> [TASK INSTRUCTIONS]: Exclude pictures. Extract exactly the lines from the one that contains "What Plotly code" down to the one that contains "pos = list(range(len(categories)))", both included.

> [DATA ROWS]:
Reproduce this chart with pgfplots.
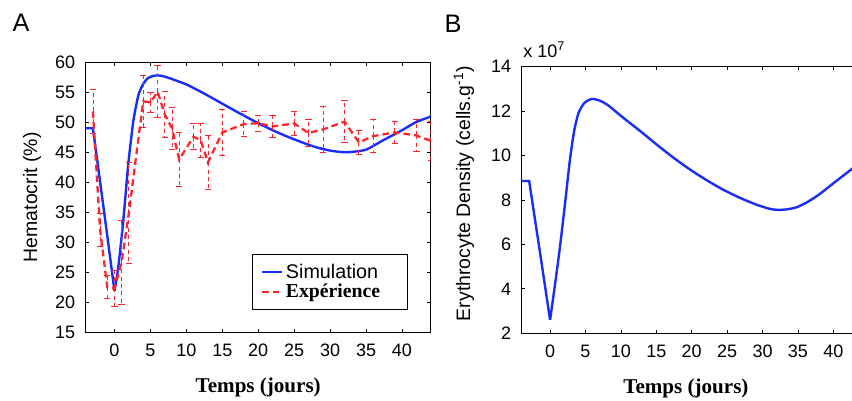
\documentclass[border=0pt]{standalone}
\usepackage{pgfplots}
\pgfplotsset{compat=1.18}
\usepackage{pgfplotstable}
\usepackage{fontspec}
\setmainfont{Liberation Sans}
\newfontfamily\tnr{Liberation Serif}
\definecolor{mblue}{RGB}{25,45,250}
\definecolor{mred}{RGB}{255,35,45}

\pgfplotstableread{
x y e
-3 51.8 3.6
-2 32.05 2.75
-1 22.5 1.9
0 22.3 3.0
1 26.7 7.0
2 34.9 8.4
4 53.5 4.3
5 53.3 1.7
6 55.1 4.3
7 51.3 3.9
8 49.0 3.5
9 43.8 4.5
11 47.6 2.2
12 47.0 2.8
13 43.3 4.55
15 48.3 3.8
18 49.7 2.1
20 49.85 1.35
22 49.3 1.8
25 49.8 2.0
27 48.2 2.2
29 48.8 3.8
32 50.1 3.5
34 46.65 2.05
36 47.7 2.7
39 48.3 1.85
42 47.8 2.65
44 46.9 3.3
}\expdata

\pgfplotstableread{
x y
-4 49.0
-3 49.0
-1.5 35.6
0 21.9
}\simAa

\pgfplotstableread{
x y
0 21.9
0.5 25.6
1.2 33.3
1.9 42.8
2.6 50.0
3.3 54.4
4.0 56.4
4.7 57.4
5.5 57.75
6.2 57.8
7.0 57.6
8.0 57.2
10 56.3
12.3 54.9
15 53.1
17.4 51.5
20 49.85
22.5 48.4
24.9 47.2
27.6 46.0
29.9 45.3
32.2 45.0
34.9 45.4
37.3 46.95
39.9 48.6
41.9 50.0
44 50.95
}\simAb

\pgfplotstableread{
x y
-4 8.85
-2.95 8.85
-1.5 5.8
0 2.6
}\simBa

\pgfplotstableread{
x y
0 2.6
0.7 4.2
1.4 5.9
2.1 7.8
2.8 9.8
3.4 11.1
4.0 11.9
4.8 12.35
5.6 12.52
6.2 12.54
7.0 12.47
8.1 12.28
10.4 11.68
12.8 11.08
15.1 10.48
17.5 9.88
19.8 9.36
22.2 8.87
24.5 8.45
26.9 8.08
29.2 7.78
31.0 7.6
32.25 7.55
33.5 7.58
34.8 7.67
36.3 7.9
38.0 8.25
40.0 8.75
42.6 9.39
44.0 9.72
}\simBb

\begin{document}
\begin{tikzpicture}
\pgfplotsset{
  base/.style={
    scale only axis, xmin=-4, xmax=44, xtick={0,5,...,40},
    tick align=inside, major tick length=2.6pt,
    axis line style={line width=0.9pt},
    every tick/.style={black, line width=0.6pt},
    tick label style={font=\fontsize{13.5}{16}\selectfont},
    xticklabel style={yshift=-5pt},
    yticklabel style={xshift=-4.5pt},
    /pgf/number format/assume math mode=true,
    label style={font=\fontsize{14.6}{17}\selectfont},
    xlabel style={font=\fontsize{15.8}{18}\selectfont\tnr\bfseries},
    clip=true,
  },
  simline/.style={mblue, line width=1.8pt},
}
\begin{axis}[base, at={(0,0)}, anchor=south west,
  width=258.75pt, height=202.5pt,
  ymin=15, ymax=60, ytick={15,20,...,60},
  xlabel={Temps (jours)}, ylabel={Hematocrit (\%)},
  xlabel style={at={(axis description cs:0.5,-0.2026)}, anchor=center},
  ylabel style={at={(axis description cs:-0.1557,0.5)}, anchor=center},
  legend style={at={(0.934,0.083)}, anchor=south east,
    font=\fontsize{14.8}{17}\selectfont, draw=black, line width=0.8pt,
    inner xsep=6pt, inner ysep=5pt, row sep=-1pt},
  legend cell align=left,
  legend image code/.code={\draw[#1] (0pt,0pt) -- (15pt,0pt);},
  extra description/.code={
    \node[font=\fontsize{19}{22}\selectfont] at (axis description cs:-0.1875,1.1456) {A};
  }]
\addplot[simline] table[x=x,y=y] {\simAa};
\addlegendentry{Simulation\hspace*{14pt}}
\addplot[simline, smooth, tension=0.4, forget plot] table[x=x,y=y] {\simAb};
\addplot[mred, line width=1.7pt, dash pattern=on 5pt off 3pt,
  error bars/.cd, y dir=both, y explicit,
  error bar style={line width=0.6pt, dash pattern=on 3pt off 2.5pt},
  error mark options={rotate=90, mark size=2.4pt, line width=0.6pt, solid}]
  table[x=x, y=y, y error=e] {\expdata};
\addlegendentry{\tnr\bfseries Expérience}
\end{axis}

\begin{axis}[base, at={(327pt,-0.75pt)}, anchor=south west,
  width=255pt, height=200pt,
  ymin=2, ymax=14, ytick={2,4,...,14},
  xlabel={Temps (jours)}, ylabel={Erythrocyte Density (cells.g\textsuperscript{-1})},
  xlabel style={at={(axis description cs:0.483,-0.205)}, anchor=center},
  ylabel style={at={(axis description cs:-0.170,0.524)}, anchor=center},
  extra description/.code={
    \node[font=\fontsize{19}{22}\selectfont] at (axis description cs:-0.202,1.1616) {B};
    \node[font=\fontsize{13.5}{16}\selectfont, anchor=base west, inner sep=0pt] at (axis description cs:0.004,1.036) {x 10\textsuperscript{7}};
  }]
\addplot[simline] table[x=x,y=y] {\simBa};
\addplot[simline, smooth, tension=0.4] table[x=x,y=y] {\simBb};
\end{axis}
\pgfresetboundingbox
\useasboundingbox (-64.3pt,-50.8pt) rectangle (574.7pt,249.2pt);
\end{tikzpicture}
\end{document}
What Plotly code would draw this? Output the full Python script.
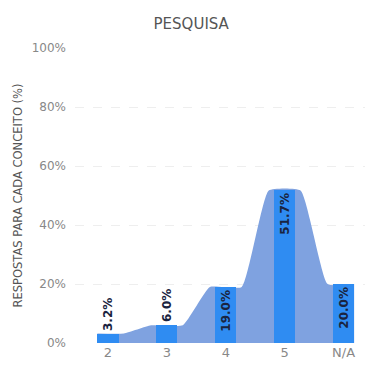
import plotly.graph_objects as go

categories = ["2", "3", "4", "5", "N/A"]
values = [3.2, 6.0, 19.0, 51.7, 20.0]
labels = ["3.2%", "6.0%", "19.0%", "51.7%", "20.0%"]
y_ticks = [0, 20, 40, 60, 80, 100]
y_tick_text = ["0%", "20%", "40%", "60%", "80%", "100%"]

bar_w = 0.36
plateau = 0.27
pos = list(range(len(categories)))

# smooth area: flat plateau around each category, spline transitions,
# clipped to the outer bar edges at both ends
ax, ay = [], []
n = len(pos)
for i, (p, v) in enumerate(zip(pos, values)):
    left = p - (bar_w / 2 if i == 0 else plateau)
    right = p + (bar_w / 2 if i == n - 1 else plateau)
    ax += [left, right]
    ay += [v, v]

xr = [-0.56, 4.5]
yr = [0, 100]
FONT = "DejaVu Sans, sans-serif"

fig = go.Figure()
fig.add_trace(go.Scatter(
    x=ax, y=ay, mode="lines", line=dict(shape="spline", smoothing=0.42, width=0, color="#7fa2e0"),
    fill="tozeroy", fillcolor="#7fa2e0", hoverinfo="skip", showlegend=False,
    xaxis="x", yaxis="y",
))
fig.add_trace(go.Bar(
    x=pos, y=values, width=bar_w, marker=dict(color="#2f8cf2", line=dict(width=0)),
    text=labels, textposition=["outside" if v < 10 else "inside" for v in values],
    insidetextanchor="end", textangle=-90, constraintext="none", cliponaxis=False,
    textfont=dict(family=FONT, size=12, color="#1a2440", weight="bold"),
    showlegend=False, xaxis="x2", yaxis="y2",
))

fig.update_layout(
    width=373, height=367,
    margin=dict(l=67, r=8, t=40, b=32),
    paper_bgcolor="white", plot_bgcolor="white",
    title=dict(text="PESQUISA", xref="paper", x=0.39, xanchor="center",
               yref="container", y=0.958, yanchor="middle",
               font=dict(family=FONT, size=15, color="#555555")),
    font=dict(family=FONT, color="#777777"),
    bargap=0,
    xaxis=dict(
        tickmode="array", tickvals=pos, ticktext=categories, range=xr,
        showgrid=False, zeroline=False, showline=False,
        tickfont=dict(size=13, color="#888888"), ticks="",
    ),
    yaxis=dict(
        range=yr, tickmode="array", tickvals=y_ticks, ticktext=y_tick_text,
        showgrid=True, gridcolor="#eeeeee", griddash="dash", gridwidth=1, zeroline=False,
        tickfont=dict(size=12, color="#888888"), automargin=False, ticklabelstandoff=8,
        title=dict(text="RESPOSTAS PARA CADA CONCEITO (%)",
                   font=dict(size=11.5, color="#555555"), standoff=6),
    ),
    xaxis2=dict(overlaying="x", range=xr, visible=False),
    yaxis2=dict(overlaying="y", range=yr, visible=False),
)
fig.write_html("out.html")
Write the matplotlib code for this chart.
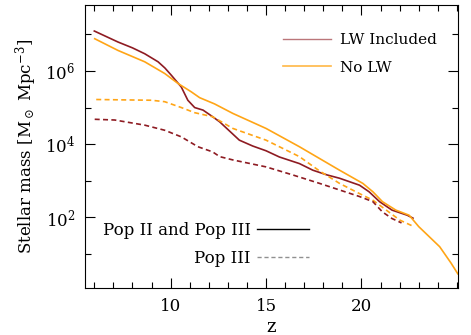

> [TASK OUTPUT]:
What Plotly code would draw this? Output the full Python script.
import plotly.graph_objects as go

categories = ["2", "3", "4", "5", "N/A"]
values = [3.2, 6.0, 19.0, 51.7, 20.0]
labels = ["3.2%", "6.0%", "19.0%", "51.7%", "20.0%"]
y_ticks = [0, 20, 40, 60, 80, 100]
y_tick_text = ["0%", "20%", "40%", "60%", "80%", "100%"]

bar_w = 0.36
plateau = 0.27
pos = list(range(len(categories)))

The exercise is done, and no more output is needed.